Instructions to follow:
Tally how many lines include "this". The number is the whole answer.

===== Task input

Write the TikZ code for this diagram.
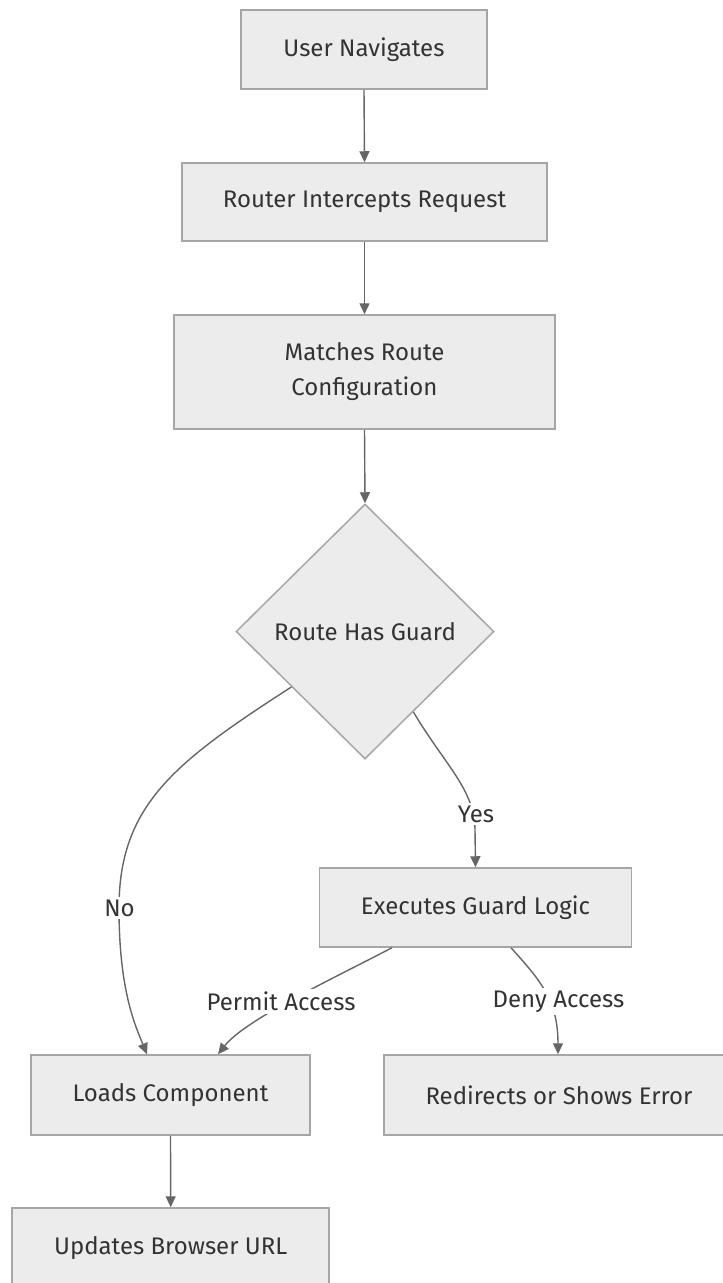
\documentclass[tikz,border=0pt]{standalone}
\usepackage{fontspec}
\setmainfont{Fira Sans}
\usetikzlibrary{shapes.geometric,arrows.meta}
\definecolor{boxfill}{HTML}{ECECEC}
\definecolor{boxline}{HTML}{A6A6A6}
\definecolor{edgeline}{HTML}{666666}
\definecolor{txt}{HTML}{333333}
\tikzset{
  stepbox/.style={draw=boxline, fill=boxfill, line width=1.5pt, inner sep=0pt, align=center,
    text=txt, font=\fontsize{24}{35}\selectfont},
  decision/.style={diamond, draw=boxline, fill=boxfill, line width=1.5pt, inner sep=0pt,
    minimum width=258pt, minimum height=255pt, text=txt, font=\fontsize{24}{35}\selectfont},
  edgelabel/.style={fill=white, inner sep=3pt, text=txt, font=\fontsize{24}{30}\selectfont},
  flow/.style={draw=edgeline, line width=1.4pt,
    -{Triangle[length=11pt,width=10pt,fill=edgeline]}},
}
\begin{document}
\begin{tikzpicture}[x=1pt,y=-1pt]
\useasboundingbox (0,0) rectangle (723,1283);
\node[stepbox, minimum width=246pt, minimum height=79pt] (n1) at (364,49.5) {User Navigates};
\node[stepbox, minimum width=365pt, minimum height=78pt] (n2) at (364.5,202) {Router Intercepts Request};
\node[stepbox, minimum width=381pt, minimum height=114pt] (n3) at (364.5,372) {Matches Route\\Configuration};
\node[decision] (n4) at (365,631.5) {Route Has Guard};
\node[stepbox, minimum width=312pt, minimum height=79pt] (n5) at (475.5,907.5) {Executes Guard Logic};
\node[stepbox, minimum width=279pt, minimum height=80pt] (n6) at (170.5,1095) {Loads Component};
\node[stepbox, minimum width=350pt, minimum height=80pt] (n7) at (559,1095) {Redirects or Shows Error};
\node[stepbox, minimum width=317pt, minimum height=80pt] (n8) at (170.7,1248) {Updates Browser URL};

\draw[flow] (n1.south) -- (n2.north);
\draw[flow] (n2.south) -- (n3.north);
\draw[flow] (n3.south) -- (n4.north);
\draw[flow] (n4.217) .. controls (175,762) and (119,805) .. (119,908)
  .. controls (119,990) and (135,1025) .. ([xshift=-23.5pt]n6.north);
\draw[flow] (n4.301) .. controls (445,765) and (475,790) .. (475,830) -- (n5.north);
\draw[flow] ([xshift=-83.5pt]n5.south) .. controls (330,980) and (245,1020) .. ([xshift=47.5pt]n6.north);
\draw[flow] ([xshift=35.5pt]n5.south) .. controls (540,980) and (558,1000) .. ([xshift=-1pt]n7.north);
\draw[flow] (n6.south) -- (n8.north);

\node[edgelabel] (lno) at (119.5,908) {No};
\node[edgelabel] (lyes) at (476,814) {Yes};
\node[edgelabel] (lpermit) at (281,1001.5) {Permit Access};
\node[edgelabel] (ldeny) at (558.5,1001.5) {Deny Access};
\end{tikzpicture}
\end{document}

==========
===== Task input

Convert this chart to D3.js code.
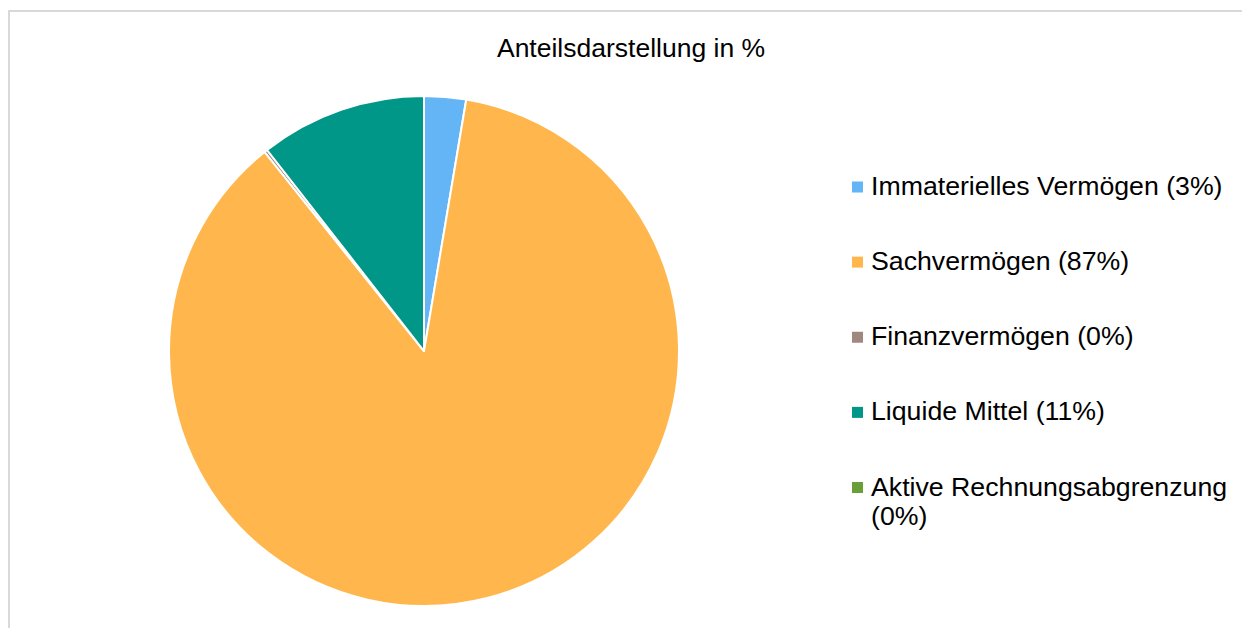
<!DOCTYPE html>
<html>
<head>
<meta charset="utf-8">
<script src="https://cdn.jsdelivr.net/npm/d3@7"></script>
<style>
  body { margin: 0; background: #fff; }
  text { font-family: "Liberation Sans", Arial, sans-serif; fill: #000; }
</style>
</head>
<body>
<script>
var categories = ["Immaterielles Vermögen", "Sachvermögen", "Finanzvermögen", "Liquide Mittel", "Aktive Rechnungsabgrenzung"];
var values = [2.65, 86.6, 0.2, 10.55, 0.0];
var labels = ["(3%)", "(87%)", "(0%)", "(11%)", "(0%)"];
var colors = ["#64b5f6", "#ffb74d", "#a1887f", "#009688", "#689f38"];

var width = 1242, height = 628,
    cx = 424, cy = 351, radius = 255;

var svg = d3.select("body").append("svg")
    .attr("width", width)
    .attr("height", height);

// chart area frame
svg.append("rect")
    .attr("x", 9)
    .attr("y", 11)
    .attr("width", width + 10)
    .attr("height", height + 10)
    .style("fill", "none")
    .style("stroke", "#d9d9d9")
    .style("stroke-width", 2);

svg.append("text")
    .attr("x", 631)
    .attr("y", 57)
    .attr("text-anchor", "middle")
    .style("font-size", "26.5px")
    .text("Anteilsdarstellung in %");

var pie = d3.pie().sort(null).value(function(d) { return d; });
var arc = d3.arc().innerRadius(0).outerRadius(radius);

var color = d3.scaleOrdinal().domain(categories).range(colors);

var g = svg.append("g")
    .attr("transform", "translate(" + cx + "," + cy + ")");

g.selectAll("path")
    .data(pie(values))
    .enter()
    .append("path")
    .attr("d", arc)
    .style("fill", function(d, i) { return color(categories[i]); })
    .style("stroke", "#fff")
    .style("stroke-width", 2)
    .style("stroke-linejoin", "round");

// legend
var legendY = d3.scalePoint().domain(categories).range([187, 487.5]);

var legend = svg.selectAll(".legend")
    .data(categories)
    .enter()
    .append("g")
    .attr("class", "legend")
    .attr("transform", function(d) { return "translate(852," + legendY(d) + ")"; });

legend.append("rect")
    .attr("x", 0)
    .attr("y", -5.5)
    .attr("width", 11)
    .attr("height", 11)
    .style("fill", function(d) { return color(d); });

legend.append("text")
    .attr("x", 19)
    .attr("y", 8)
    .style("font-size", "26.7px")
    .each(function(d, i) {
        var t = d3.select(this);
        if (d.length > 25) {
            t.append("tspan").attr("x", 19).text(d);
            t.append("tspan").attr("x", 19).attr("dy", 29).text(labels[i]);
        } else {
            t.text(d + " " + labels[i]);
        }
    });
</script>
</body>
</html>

==========

Written response:
3